- _Exercise_
Output all lines exactly.

- _Information shown_
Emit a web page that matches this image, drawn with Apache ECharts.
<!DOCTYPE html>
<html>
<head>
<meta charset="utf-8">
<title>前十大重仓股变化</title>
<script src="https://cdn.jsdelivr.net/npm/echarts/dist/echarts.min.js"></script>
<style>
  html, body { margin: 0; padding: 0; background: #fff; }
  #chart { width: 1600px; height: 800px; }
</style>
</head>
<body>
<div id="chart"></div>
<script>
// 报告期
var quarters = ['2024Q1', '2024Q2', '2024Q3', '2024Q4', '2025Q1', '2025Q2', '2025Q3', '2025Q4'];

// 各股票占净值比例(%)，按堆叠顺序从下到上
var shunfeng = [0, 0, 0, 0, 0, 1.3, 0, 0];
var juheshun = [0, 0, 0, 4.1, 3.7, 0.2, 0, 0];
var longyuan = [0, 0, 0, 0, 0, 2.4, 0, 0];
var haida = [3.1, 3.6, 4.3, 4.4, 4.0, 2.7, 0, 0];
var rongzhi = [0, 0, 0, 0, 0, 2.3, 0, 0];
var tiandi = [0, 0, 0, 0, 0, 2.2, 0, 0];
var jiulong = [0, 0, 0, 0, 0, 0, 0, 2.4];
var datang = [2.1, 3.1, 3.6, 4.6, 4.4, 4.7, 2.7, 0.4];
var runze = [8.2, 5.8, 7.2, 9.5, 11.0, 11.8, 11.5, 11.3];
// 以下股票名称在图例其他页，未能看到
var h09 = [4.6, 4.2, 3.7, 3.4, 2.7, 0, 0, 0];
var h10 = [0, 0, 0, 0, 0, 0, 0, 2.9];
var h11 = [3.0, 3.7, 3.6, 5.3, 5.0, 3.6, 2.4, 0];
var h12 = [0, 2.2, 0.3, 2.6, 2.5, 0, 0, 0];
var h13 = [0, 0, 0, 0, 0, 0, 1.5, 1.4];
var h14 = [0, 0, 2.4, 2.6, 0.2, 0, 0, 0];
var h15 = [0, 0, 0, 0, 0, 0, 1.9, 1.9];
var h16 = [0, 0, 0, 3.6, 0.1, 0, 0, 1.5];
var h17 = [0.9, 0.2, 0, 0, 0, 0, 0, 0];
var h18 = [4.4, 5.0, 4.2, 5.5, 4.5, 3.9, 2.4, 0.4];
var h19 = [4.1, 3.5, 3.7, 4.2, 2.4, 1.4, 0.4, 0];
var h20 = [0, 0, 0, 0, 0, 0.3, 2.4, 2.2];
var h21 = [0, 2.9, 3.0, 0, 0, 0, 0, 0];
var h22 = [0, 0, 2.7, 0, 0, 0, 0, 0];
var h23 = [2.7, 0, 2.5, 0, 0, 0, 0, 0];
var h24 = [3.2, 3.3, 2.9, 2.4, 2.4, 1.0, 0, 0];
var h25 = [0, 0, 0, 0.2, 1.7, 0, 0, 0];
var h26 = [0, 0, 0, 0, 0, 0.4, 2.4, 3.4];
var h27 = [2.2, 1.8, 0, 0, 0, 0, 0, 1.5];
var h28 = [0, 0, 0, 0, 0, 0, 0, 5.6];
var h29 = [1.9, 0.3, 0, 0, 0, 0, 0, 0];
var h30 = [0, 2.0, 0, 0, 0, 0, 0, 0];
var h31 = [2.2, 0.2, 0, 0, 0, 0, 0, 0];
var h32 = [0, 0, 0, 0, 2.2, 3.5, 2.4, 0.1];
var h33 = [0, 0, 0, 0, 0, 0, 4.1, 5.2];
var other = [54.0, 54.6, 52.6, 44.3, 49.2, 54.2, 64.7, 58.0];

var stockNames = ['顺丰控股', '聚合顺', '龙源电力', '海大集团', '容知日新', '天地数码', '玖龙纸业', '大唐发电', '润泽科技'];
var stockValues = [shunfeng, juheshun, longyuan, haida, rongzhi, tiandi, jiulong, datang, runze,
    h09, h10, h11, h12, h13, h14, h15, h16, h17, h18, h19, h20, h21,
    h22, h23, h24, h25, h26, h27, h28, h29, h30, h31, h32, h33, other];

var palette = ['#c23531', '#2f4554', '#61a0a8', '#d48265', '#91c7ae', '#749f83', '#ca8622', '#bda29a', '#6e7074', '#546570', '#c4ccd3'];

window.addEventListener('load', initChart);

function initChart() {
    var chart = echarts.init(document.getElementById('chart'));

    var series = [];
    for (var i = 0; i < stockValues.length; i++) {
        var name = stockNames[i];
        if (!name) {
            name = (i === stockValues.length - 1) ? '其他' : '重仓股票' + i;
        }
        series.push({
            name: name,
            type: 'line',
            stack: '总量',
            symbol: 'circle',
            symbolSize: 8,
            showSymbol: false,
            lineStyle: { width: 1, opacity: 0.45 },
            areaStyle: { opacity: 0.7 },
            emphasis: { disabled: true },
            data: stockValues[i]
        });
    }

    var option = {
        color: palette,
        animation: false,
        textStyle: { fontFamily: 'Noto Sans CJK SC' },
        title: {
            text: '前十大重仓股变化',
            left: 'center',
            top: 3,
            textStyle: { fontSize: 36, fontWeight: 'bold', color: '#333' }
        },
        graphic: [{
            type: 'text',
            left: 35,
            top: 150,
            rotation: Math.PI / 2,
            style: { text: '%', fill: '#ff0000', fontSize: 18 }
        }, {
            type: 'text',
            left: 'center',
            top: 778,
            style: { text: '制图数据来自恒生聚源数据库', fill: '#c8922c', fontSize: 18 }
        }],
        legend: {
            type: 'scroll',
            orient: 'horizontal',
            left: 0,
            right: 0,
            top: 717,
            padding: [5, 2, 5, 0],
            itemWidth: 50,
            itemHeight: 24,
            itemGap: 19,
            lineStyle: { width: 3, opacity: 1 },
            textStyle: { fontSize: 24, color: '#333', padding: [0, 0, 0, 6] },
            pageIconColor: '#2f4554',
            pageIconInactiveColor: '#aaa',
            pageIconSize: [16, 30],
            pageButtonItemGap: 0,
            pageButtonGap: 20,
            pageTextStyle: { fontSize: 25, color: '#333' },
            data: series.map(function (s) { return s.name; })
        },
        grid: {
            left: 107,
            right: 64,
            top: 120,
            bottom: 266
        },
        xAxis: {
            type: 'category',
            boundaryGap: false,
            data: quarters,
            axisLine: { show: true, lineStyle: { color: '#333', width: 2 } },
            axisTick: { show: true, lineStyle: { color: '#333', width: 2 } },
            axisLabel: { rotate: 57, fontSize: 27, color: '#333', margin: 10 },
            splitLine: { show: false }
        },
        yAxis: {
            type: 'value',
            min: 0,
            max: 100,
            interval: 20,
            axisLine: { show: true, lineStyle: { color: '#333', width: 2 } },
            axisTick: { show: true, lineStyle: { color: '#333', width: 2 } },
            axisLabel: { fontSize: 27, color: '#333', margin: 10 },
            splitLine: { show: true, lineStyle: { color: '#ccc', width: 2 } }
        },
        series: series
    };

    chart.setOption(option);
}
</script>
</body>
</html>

- _Worked solution_
Emit a web page that matches this image, drawn with Apache ECharts.
<!DOCTYPE html>
<html>
<head>
<meta charset="utf-8">
<title>前十大重仓股变化</title>
<script src="https://cdn.jsdelivr.net/npm/echarts/dist/echarts.min.js"></script>
<style>
  html, body { margin: 0; padding: 0; background: #fff; }
  #chart { width: 1600px; height: 800px; }
</style>
</head>
<body>
<div id="chart"></div>
<script>
// 报告期
var quarters = ['2024Q1', '2024Q2', '2024Q3', '2024Q4', '2025Q1', '2025Q2', '2025Q3', '2025Q4'];

// 各股票占净值比例(%)，按堆叠顺序从下到上
var shunfeng = [0, 0, 0, 0, 0, 1.3, 0, 0];
var juheshun = [0, 0, 0, 4.1, 3.7, 0.2, 0, 0];
var longyuan = [0, 0, 0, 0, 0, 2.4, 0, 0];
var haida = [3.1, 3.6, 4.3, 4.4, 4.0, 2.7, 0, 0];
var rongzhi = [0, 0, 0, 0, 0, 2.3, 0, 0];
var tiandi = [0, 0, 0, 0, 0, 2.2, 0, 0];
var jiulong = [0, 0, 0, 0, 0, 0, 0, 2.4];
var datang = [2.1, 3.1, 3.6, 4.6, 4.4, 4.7, 2.7, 0.4];
var runze = [8.2, 5.8, 7.2, 9.5, 11.0, 11.8, 11.5, 11.3];
// 以下股票名称在图例其他页，未能看到
var h09 = [4.6, 4.2, 3.7, 3.4, 2.7, 0, 0, 0];
var h10 = [0, 0, 0, 0, 0, 0, 0, 2.9];
var h11 = [3.0, 3.7, 3.6, 5.3, 5.0, 3.6, 2.4, 0];
var h12 = [0, 2.2, 0.3, 2.6, 2.5, 0, 0, 0];
var h13 = [0, 0, 0, 0, 0, 0, 1.5, 1.4];
var h14 = [0, 0, 2.4, 2.6, 0.2, 0, 0, 0];
var h15 = [0, 0, 0, 0, 0, 0, 1.9, 1.9];
var h16 = [0, 0, 0, 3.6, 0.1, 0, 0, 1.5];
var h17 = [0.9, 0.2, 0, 0, 0, 0, 0, 0];
var h18 = [4.4, 5.0, 4.2, 5.5, 4.5, 3.9, 2.4, 0.4];
var h19 = [4.1, 3.5, 3.7, 4.2, 2.4, 1.4, 0.4, 0];
var h20 = [0, 0, 0, 0, 0, 0.3, 2.4, 2.2];
var h21 = [0, 2.9, 3.0, 0, 0, 0, 0, 0];
var h22 = [0, 0, 2.7, 0, 0, 0, 0, 0];
var h23 = [2.7, 0, 2.5, 0, 0, 0, 0, 0];
var h24 = [3.2, 3.3, 2.9, 2.4, 2.4, 1.0, 0, 0];
var h25 = [0, 0, 0, 0.2, 1.7, 0, 0, 0];
var h26 = [0, 0, 0, 0, 0, 0.4, 2.4, 3.4];
var h27 = [2.2, 1.8, 0, 0, 0, 0, 0, 1.5];
var h28 = [0, 0, 0, 0, 0, 0, 0, 5.6];
var h29 = [1.9, 0.3, 0, 0, 0, 0, 0, 0];
var h30 = [0, 2.0, 0, 0, 0, 0, 0, 0];
var h31 = [2.2, 0.2, 0, 0, 0, 0, 0, 0];
var h32 = [0, 0, 0, 0, 2.2, 3.5, 2.4, 0.1];
var h33 = [0, 0, 0, 0, 0, 0, 4.1, 5.2];
var other = [54.0, 54.6, 52.6, 44.3, 49.2, 54.2, 64.7, 58.0];

var stockNames = ['顺丰控股', '聚合顺', '龙源电力', '海大集团', '容知日新', '天地数码', '玖龙纸业', '大唐发电', '润泽科技'];
var stockValues = [shunfeng, juheshun, longyuan, haida, rongzhi, tiandi, jiulong, datang, runze,
    h09, h10, h11, h12, h13, h14, h15, h16, h17, h18, h19, h20, h21,
    h22, h23, h24, h25, h26, h27, h28, h29, h30, h31, h32, h33, other];

var palette = ['#c23531', '#2f4554', '#61a0a8', '#d48265', '#91c7ae', '#749f83', '#ca8622', '#bda29a', '#6e7074', '#546570', '#c4ccd3'];

window.addEventListener('load', initChart);

function initChart() {
    var chart = echarts.init(document.getElementById('chart'));

    var series = [];
    for (var i = 0; i < stockValues.length; i++) {
        var name = stockNames[i];
        if (!name) {
            name = (i === stockValues.length - 1) ? '其他' : '重仓股票' + i;
        }
        series.push({
            name: name,
            type: 'line',
            stack: '总量',
            symbol: 'circle',
            symbolSize: 8,
            showSymbol: false,
            lineStyle: { width: 1, opacity: 0.45 },
            areaStyle: { opacity: 0.7 },
            emphasis: { disabled: true },
            data: stockValues[i]
        });
    }

    var option = {
        color: palette,
        animation: false,
        textStyle: { fontFamily: 'Noto Sans CJK SC' },
        title: {
            text: '前十大重仓股变化',
            left: 'center',
            top: 3,
            textStyle: { fontSize: 36, fontWeight: 'bold', color: '#333' }
        },
        graphic: [{
            type: 'text',
            left: 35,
            top: 150,
            rotation: Math.PI / 2,
            style: { text: '%', fill: '#ff0000', fontSize: 18 }
        }, {
            type: 'text',
            left: 'center',
            top: 778,
            style: { text: '制图数据来自恒生聚源数据库', fill: '#c8922c', fontSize: 18 }
        }],
        legend: {
            type: 'scroll',
            orient: 'horizontal',
            left: 0,
            right: 0,
            top: 717,
            padding: [5, 2, 5, 0],
            itemWidth: 50,
            itemHeight: 24,
            itemGap: 19,
            lineStyle: { width: 3, opacity: 1 },
            textStyle: { fontSize: 24, color: '#333', padding: [0, 0, 0, 6] },
            pageIconColor: '#2f4554',
            pageIconInactiveColor: '#aaa',
            pageIconSize: [16, 30],
            pageButtonItemGap: 0,
            pageButtonGap: 20,
            pageTextStyle: { fontSize: 25, color: '#333' },
            data: series.map(function (s) { return s.name; })
        },
        grid: {
            left: 107,
            right: 64,
            top: 120,
            bottom: 266
        },
        xAxis: {
            type: 'category',
            boundaryGap: false,
            data: quarters,
            axisLine: { show: true, lineStyle: { color: '#333', width: 2 } },
            axisTick: { show: true, lineStyle: { color: '#333', width: 2 } },
            axisLabel: { rotate: 57, fontSize: 27, color: '#333', margin: 10 },
            splitLine: { show: false }
        },
        yAxis: {
            type: 'value',
            min: 0,
            max: 100,
            interval: 20,
            axisLine: { show: true, lineStyle: { color: '#333', width: 2 } },
            axisTick: { show: true, lineStyle: { color: '#333', width: 2 } },
            axisLabel: { fontSize: 27, color: '#333', margin: 10 },
            splitLine: { show: true, lineStyle: { color: '#ccc', width: 2 } }
        },
        series: series
    };

    chart.setOption(option);
}
</script>
</body>
</html>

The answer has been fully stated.